In effect, Grindhouse reminds us of what we've lost and it does so at the most basic of levels. It gives us the blotches, splices and glitches. It overheats and goes over the top. It transports us back to the tawdry, low-grade thrills once widely available in cinema's disreputable bargain basement. If I have to say anymore, then I'll say this - GO SEE THIS FUCKIN' MOVIE!!!!

Monday, April 09, 2007

Turning 30

For as long as I can remember, I barked repeatedly at the fact that I was turning 30. It wasn't going to be pretty for me, because I was one of those guys who fought everything about turning 30 and what evils would be bestowed on me. I guess it was the stigma attached to it and that got me all riled up. Turning 30 was not looking good to me at all. All I kept saying to myself was "30 was like 50 in gay years." My reasons for saying that was tied to the fact that I didn't want to get or feel old. If you knew how the gay community gets around getting older, you'd know what I am talking about. We're not revered, we're made fun. "Look at the old mad at the bar." I can hear them all now. So you could imagine my last few weeks before turning 30 were insane for my mental state.

So as the days got closer to the my birthday, I reasoned internally and told myself that I wouldn't let this get to me. I started to plan a party, a big one. One that would make me remember 30 and have good memories surrounding it. I decided to make an entire weekend of it.

My birthday was on a Thursday this year, which oddly enough coincided with the Easter season and specifically on Holy Thursday. I tried to make jokes that day about how I was synonymous with Jesus, but they all just came off being sacrilegious. I had lunch with a friend of mine, who I haven't seen or talked to in awhile and he ended up taking me to lunch that day. Then I met my boyfriend, Ricky at Union Square, where we ended up walking around a little and went to PETCO to get the our dog, Oscar some stuff and then we headed down to SOHO so I can venture a peek at the DC Shoe store. As we headed down there, we saw there were some people waiting outside a building, which had a limo parked outside. We waited 5 minutes in the crowd before we finally found out that Christina Aquilera might be in the building. So I said, okay we can wait, if she's coming out soon. Then it began to snow. (yeah, snow) We didn't want to wait anymore, needless to say she wasn't that important. We got over it very quickly and we headed a few more blocks down to the store where I got some really awesome sneakers. Then we went back home were Ricky made dinner and also made me a cake, which was so sweet of him. He made my night.


Then Friday night I had a Field Trip to the movies to go see Grindhouse. (Click here for a review.) I invited some friends along and we all had a good time. I even got a great birthday gift from Ricky. He got me Guitar Hero 2 for the Xbox 360, which is the greatest thing in the world for me. I love that game! Grindhouse was insanely awesome and anyone into grindhouse flicks or a Tarantino/Rodriquez collaboration then go see this film.

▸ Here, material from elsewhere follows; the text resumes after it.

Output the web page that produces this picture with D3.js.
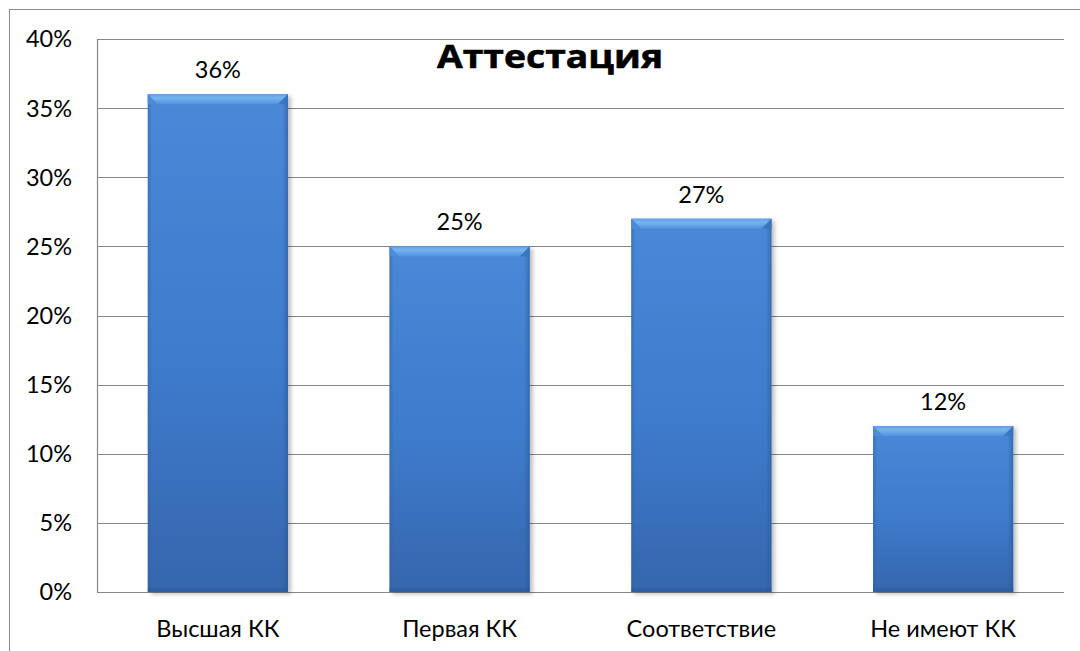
<!DOCTYPE html>
<html>
<head>
<meta charset="utf-8">
<script src="https://cdn.jsdelivr.net/npm/d3@7"></script>
<style>
  html, body { margin: 0; padding: 0; background: #ffffff; }
  svg { display: block; }
  text { font-family: "Lato", "Open Sans", "DejaVu Sans", sans-serif; fill: #000; }
</style>
</head>
<body>
<svg id="chart" width="1080" height="651"></svg>
<script>
// Attestation shares by qualification category
const categories = ["Высшая КК", "Первая КК", "Соответствие", "Не имеют КК"];
const shares = [36, 25, 27, 12];
const yTicks = [0, 5, 10, 15, 20, 25, 30, 35, 40];
const chartTitle = "Аттестация";

const svg = d3.select("#chart");
const W = 1080, H = 651;
const plot = { left: 97, right: 1064, top: 39, bottom: 592 };

// outer chart frame
svg.append("rect")
  .attr("x", 9.5).attr("y", 9.5)
  .attr("width", W + 20).attr("height", H + 20)
  .attr("fill", "#fff").attr("stroke", "#8c8c8c").attr("stroke-width", 1);

const x = d3.scaleBand()
  .domain(categories)
  .range([plot.left, plot.right])
  .paddingInner(0.42)
  .paddingOuter(0.21);

const y = d3.scaleLinear()
  .domain([0, 40])
  .range([plot.bottom, plot.top]);

const defs = svg.append("defs");

const body = defs.append("linearGradient").attr("id", "barBody")
  .attr("x1", 0).attr("y1", 0).attr("x2", 0).attr("y2", 1);
body.append("stop").attr("offset", "0%").attr("stop-color", "#4988d8");
body.append("stop").attr("offset", "55%").attr("stop-color", "#3e7bcc");
body.append("stop").attr("offset", "100%").attr("stop-color", "#3566ad");

const side = defs.append("linearGradient").attr("id", "barSide")
  .attr("x1", 0).attr("y1", 0).attr("x2", 1).attr("y2", 0);
side.append("stop").attr("offset", "0%").attr("stop-color", "#2f5f9f").attr("stop-opacity", 0.5);
side.append("stop").attr("offset", "3%").attr("stop-color", "#2f5f9f").attr("stop-opacity", 0);
side.append("stop").attr("offset", "96%").attr("stop-color", "#2a568f").attr("stop-opacity", 0);
side.append("stop").attr("offset", "100%").attr("stop-color", "#2a568f").attr("stop-opacity", 0.55);

const bevel = defs.append("linearGradient").attr("id", "barBevel")
  .attr("x1", 0).attr("y1", 0).attr("x2", 0).attr("y2", 1);
bevel.append("stop").attr("offset", "0%").attr("stop-color", "#5f9de6");
bevel.append("stop").attr("offset", "35%").attr("stop-color", "#79b3f1");
bevel.append("stop").attr("offset", "100%").attr("stop-color", "#5192de");

const shadow = defs.append("filter").attr("id", "barShadow")
  .attr("x", "-10%").attr("y", "-5%").attr("width", "130%").attr("height", "115%");
shadow.append("feDropShadow")
  .attr("dx", 3).attr("dy", 2).attr("stdDeviation", 2.2)
  .attr("flood-color", "#000").attr("flood-opacity", 0.26);

// horizontal gridlines
svg.append("g").selectAll("line")
  .data(yTicks)
  .join("line")
  .attr("x1", plot.left).attr("x2", plot.right)
  .attr("y1", d => Math.round(y(d)) + 0.5).attr("y2", d => Math.round(y(d)) + 0.5)
  .attr("stroke", "#878787").attr("stroke-width", 1.2);

// vertical axis line
svg.append("line")
  .attr("x1", plot.left + 0.5).attr("x2", plot.left + 0.5)
  .attr("y1", y(40)).attr("y2", y(0) + 0.5)
  .attr("stroke", "#878787").attr("stroke-width", 1.2);

// y tick labels
svg.append("g").selectAll("text")
  .data(yTicks)
  .join("text")
  .attr("x", 72)
  .attr("y", d => y(d))
  .attr("dy", "0.36em")
  .attr("text-anchor", "end")
  .style("font-size", "23.5px")
  .text(d => d + "%");

// bars
const bars = svg.append("g").selectAll("g")
  .data(categories.map((c, i) => ({ c, v: shares[i] })))
  .join("g");

const bw = x.bandwidth();
const bev = 10;

bars.append("rect")
  .attr("x", d => x(d.c)).attr("y", d => y(d.v))
  .attr("width", bw).attr("height", d => y(0) - y(d.v))
  .attr("fill", "url(#barBody)")
  .attr("filter", "url(#barShadow)");

bars.append("rect")
  .attr("x", d => x(d.c)).attr("y", d => y(d.v))
  .attr("width", bw).attr("height", d => y(0) - y(d.v))
  .attr("fill", "url(#barSide)");

// top bevel
bars.append("path")
  .attr("d", d => {
    const x0 = x(d.c), x1 = x0 + bw, t = y(d.v);
    return `M${x0},${t} L${x1},${t} L${x1 - bev},${t + bev} L${x0 + bev},${t + bev} Z`;
  })
  .attr("fill", "url(#barBevel)");

// bevel corner faces
bars.append("path")
  .attr("d", d => {
    const x0 = x(d.c), t = y(d.v);
    return `M${x0},${t} L${x0 + bev},${t + bev} L${x0},${t + bev} Z`;
  })
  .attr("fill", "#4f8ddb").attr("opacity", 0.8);
bars.append("path")
  .attr("d", d => {
    const x1 = x(d.c) + bw, t = y(d.v);
    return `M${x1},${t} L${x1 - bev},${t + bev} L${x1},${t + bev} Z`;
  })
  .attr("fill", "#3b73bd").attr("opacity", 0.8);

// bottom edge
bars.append("rect")
  .attr("x", d => x(d.c)).attr("y", y(0) - 4)
  .attr("width", bw).attr("height", 4)
  .attr("fill", "#2c5a98").attr("opacity", 0.5);

// value labels
bars.append("text")
  .attr("x", d => x(d.c) + bw / 2)
  .attr("y", d => y(d.v) - 16)
  .attr("text-anchor", "middle")
  .style("font-size", "23.5px")
  .text(d => d.v + "%");

// category labels
svg.append("g").selectAll("text")
  .data(categories)
  .join("text")
  .attr("x", d => x(d) + bw / 2)
  .attr("y", 637)
  .attr("text-anchor", "middle")
  .style("font-size", "23.5px")
  .text(d => d);

// title
svg.append("text")
  .attr("x", 550).attr("y", 68)
  .attr("text-anchor", "middle")
  .attr("textLength", 226)
  .attr("lengthAdjust", "spacingAndGlyphs")
  .style("font-family", "'Open Sans', 'Lato', sans-serif")
  .style("font-size", "33px")
  .style("font-weight", "700")
  .style("stroke", "#000")
  .style("stroke-width", "0.6px")
  .text(chartTitle);
</script>
</body>
</html>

Then Saturday I had a party/dinner at Dave & Buster's Times Square. I was a little worried because alot of people were cancelling on me last minute. Who knew my friends were hardcore Catholic extremist who clearly were following the rules of the Easter season by not going out during this most holy of times. Who knew, but nevertheless the people who I wanted most to come, did arrive and we all had fun playing games, winning tickets and just overall have a great time. I only wanted to be there a few hours, but ended up being there until closing. I had beer and won a bear. I had so much fun that night.

Then Sunday afternoon, my mom and sister came through and my mom cooked dinner actually it was a feast. I had a few more friends over and we all ate and watched Happy Feet. After that I was really exhausted. There was a lot going on that weekend.

So my 30th birthday wasn't as bad as I thought. Nothing bad happened. No mythic Y2K-like disaster happened to me. I just got older. I was still the same person, doing the same things before I turned 30. I didn't learn anything new or suddenly become more wiser than I was. I did make this event memorable and it was good. Now I won't freak out at 35.